Begin MATERIAL SUPPLIED

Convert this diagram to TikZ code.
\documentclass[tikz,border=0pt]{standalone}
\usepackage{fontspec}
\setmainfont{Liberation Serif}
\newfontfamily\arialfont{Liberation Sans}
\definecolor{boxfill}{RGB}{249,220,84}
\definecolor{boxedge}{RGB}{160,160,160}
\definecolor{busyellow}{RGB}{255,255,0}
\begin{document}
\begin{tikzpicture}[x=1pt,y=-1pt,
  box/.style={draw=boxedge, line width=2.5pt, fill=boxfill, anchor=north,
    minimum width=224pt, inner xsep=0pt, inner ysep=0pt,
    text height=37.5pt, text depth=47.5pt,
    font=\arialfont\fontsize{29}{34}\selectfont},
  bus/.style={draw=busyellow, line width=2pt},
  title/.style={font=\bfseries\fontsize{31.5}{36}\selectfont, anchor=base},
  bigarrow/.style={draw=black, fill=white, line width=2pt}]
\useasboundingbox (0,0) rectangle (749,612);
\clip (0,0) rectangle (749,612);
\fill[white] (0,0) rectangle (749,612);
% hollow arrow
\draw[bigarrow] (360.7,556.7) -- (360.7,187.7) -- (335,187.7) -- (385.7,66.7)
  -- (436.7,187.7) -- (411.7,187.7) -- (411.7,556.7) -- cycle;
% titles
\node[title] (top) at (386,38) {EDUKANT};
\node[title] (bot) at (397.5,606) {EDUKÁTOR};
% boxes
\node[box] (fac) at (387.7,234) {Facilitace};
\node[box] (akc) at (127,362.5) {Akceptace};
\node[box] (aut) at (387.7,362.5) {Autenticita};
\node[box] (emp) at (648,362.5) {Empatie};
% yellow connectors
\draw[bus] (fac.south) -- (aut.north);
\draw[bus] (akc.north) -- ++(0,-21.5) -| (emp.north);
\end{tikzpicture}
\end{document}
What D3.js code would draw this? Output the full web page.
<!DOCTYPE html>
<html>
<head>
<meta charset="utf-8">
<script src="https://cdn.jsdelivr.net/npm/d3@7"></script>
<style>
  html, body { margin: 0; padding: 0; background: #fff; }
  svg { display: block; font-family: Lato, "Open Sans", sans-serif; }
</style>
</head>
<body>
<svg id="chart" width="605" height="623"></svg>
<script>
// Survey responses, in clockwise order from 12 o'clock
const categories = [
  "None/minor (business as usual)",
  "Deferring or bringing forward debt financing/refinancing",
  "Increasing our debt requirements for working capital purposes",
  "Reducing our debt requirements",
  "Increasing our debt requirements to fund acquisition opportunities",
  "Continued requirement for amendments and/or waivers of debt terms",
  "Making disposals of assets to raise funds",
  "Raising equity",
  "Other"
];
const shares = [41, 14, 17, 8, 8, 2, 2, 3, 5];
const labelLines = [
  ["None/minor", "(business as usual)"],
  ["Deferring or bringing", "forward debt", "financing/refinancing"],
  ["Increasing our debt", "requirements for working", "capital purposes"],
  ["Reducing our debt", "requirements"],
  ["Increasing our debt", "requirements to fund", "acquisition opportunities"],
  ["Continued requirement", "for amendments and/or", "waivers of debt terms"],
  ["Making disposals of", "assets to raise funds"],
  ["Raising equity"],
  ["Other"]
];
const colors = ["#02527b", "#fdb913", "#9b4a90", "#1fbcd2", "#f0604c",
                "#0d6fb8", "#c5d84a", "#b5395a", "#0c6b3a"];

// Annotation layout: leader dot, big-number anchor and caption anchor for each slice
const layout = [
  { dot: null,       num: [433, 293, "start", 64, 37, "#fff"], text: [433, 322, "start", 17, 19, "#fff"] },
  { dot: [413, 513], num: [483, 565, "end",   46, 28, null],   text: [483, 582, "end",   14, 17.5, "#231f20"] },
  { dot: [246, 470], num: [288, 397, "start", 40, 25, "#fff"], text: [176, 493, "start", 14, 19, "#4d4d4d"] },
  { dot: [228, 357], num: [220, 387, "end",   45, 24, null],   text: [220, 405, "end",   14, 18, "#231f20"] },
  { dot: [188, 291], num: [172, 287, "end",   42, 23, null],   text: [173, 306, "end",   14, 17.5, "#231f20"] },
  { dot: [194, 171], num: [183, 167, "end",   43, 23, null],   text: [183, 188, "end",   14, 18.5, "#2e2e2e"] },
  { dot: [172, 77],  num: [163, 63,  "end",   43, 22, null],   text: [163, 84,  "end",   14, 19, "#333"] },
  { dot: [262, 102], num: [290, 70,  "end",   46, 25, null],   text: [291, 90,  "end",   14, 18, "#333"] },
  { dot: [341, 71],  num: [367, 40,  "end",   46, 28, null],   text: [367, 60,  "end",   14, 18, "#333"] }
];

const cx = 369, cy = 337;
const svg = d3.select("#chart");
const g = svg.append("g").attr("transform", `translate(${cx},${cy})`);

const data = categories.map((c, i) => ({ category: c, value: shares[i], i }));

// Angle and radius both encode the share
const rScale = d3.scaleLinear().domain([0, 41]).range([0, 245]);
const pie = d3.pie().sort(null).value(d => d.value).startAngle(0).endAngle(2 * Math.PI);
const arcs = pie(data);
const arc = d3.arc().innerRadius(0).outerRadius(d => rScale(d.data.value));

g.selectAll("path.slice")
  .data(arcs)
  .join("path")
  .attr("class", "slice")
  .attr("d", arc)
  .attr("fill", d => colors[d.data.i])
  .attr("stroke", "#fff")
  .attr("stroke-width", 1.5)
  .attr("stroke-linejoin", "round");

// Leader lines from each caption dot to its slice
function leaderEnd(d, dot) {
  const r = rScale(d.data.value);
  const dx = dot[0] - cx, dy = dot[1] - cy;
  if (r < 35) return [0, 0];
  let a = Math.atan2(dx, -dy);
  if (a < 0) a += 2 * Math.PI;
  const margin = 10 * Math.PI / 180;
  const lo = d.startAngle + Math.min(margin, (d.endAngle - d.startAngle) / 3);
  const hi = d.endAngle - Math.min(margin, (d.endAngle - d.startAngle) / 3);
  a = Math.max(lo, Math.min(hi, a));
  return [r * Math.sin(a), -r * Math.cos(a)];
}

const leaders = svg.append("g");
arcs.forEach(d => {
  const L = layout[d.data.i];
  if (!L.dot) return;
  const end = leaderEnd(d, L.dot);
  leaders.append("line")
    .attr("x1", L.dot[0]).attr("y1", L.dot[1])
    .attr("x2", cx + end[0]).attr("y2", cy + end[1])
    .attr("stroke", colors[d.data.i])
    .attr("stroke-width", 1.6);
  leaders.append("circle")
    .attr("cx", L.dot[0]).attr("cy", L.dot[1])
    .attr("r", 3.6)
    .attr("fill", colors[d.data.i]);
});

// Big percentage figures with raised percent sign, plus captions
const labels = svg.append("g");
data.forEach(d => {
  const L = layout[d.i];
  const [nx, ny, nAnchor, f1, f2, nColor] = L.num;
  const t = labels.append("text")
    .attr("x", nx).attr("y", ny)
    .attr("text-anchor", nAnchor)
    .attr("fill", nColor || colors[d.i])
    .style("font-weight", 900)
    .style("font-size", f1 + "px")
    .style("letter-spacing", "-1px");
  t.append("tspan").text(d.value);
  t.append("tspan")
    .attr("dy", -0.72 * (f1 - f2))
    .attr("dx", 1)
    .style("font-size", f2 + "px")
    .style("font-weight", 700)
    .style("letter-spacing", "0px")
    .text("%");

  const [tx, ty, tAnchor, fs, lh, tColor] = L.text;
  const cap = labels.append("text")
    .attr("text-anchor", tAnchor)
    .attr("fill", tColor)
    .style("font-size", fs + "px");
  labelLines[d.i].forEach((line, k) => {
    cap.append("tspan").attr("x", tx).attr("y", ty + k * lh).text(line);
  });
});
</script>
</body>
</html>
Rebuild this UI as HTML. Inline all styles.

End MATERIAL SUPPLIED

Set all of the records down again, exactly as they stand.

Convert this diagram to TikZ code.
\documentclass[tikz,border=0pt]{standalone}
\usepackage{fontspec}
\setmainfont{Liberation Serif}
\newfontfamily\arialfont{Liberation Sans}
\definecolor{boxfill}{RGB}{249,220,84}
\definecolor{boxedge}{RGB}{160,160,160}
\definecolor{busyellow}{RGB}{255,255,0}
\begin{document}
\begin{tikzpicture}[x=1pt,y=-1pt,
  box/.style={draw=boxedge, line width=2.5pt, fill=boxfill, anchor=north,
    minimum width=224pt, inner xsep=0pt, inner ysep=0pt,
    text height=37.5pt, text depth=47.5pt,
    font=\arialfont\fontsize{29}{34}\selectfont},
  bus/.style={draw=busyellow, line width=2pt},
  title/.style={font=\bfseries\fontsize{31.5}{36}\selectfont, anchor=base},
  bigarrow/.style={draw=black, fill=white, line width=2pt}]
\useasboundingbox (0,0) rectangle (749,612);
\clip (0,0) rectangle (749,612);
\fill[white] (0,0) rectangle (749,612);
% hollow arrow
\draw[bigarrow] (360.7,556.7) -- (360.7,187.7) -- (335,187.7) -- (385.7,66.7)
  -- (436.7,187.7) -- (411.7,187.7) -- (411.7,556.7) -- cycle;
% titles
\node[title] (top) at (386,38) {EDUKANT};
\node[title] (bot) at (397.5,606) {EDUKÁTOR};
% boxes
\node[box] (fac) at (387.7,234) {Facilitace};
\node[box] (akc) at (127,362.5) {Akceptace};
\node[box] (aut) at (387.7,362.5) {Autenticita};
\node[box] (emp) at (648,362.5) {Empatie};
% yellow connectors
\draw[bus] (fac.south) -- (aut.north);
\draw[bus] (akc.north) -- ++(0,-21.5) -| (emp.north);
\end{tikzpicture}
\end{document}
What D3.js code would draw this? Output the full web page.
<!DOCTYPE html>
<html>
<head>
<meta charset="utf-8">
<script src="https://cdn.jsdelivr.net/npm/d3@7"></script>
<style>
  html, body { margin: 0; padding: 0; background: #fff; }
  svg { display: block; font-family: Lato, "Open Sans", sans-serif; }
</style>
</head>
<body>
<svg id="chart" width="605" height="623"></svg>
<script>
// Survey responses, in clockwise order from 12 o'clock
const categories = [
  "None/minor (business as usual)",
  "Deferring or bringing forward debt financing/refinancing",
  "Increasing our debt requirements for working capital purposes",
  "Reducing our debt requirements",
  "Increasing our debt requirements to fund acquisition opportunities",
  "Continued requirement for amendments and/or waivers of debt terms",
  "Making disposals of assets to raise funds",
  "Raising equity",
  "Other"
];
const shares = [41, 14, 17, 8, 8, 2, 2, 3, 5];
const labelLines = [
  ["None/minor", "(business as usual)"],
  ["Deferring or bringing", "forward debt", "financing/refinancing"],
  ["Increasing our debt", "requirements for working", "capital purposes"],
  ["Reducing our debt", "requirements"],
  ["Increasing our debt", "requirements to fund", "acquisition opportunities"],
  ["Continued requirement", "for amendments and/or", "waivers of debt terms"],
  ["Making disposals of", "assets to raise funds"],
  ["Raising equity"],
  ["Other"]
];
const colors = ["#02527b", "#fdb913", "#9b4a90", "#1fbcd2", "#f0604c",
                "#0d6fb8", "#c5d84a", "#b5395a", "#0c6b3a"];

// Annotation layout: leader dot, big-number anchor and caption anchor for each slice
const layout = [
  { dot: null,       num: [433, 293, "start", 64, 37, "#fff"], text: [433, 322, "start", 17, 19, "#fff"] },
  { dot: [413, 513], num: [483, 565, "end",   46, 28, null],   text: [483, 582, "end",   14, 17.5, "#231f20"] },
  { dot: [246, 470], num: [288, 397, "start", 40, 25, "#fff"], text: [176, 493, "start", 14, 19, "#4d4d4d"] },
  { dot: [228, 357], num: [220, 387, "end",   45, 24, null],   text: [220, 405, "end",   14, 18, "#231f20"] },
  { dot: [188, 291], num: [172, 287, "end",   42, 23, null],   text: [173, 306, "end",   14, 17.5, "#231f20"] },
  { dot: [194, 171], num: [183, 167, "end",   43, 23, null],   text: [183, 188, "end",   14, 18.5, "#2e2e2e"] },
  { dot: [172, 77],  num: [163, 63,  "end",   43, 22, null],   text: [163, 84,  "end",   14, 19, "#333"] },
  { dot: [262, 102], num: [290, 70,  "end",   46, 25, null],   text: [291, 90,  "end",   14, 18, "#333"] },
  { dot: [341, 71],  num: [367, 40,  "end",   46, 28, null],   text: [367, 60,  "end",   14, 18, "#333"] }
];

const cx = 369, cy = 337;
const svg = d3.select("#chart");
const g = svg.append("g").attr("transform", `translate(${cx},${cy})`);

const data = categories.map((c, i) => ({ category: c, value: shares[i], i }));

// Angle and radius both encode the share
const rScale = d3.scaleLinear().domain([0, 41]).range([0, 245]);
const pie = d3.pie().sort(null).value(d => d.value).startAngle(0).endAngle(2 * Math.PI);
const arcs = pie(data);
const arc = d3.arc().innerRadius(0).outerRadius(d => rScale(d.data.value));

g.selectAll("path.slice")
  .data(arcs)
  .join("path")
  .attr("class", "slice")
  .attr("d", arc)
  .attr("fill", d => colors[d.data.i])
  .attr("stroke", "#fff")
  .attr("stroke-width", 1.5)
  .attr("stroke-linejoin", "round");

// Leader lines from each caption dot to its slice
function leaderEnd(d, dot) {
  const r = rScale(d.data.value);
  const dx = dot[0] - cx, dy = dot[1] - cy;
  if (r < 35) return [0, 0];
  let a = Math.atan2(dx, -dy);
  if (a < 0) a += 2 * Math.PI;
  const margin = 10 * Math.PI / 180;
  const lo = d.startAngle + Math.min(margin, (d.endAngle - d.startAngle) / 3);
  const hi = d.endAngle - Math.min(margin, (d.endAngle - d.startAngle) / 3);
  a = Math.max(lo, Math.min(hi, a));
  return [r * Math.sin(a), -r * Math.cos(a)];
}

const leaders = svg.append("g");
arcs.forEach(d => {
  const L = layout[d.data.i];
  if (!L.dot) return;
  const end = leaderEnd(d, L.dot);
  leaders.append("line")
    .attr("x1", L.dot[0]).attr("y1", L.dot[1])
    .attr("x2", cx + end[0]).attr("y2", cy + end[1])
    .attr("stroke", colors[d.data.i])
    .attr("stroke-width", 1.6);
  leaders.append("circle")
    .attr("cx", L.dot[0]).attr("cy", L.dot[1])
    .attr("r", 3.6)
    .attr("fill", colors[d.data.i]);
});

// Big percentage figures with raised percent sign, plus captions
const labels = svg.append("g");
data.forEach(d => {
  const L = layout[d.i];
  const [nx, ny, nAnchor, f1, f2, nColor] = L.num;
  const t = labels.append("text")
    .attr("x", nx).attr("y", ny)
    .attr("text-anchor", nAnchor)
    .attr("fill", nColor || colors[d.i])
    .style("font-weight", 900)
    .style("font-size", f1 + "px")
    .style("letter-spacing", "-1px");
  t.append("tspan").text(d.value);
  t.append("tspan")
    .attr("dy", -0.72 * (f1 - f2))
    .attr("dx", 1)
    .style("font-size", f2 + "px")
    .style("font-weight", 700)
    .style("letter-spacing", "0px")
    .text("%");

  const [tx, ty, tAnchor, fs, lh, tColor] = L.text;
  const cap = labels.append("text")
    .attr("text-anchor", tAnchor)
    .attr("fill", tColor)
    .style("font-size", fs + "px");
  labelLines[d.i].forEach((line, k) => {
    cap.append("tspan").attr("x", tx).attr("y", ty + k * lh).text(line);
  });
});
</script>
</body>
</html>
Rebuild this UI as HTML. Inline all styles.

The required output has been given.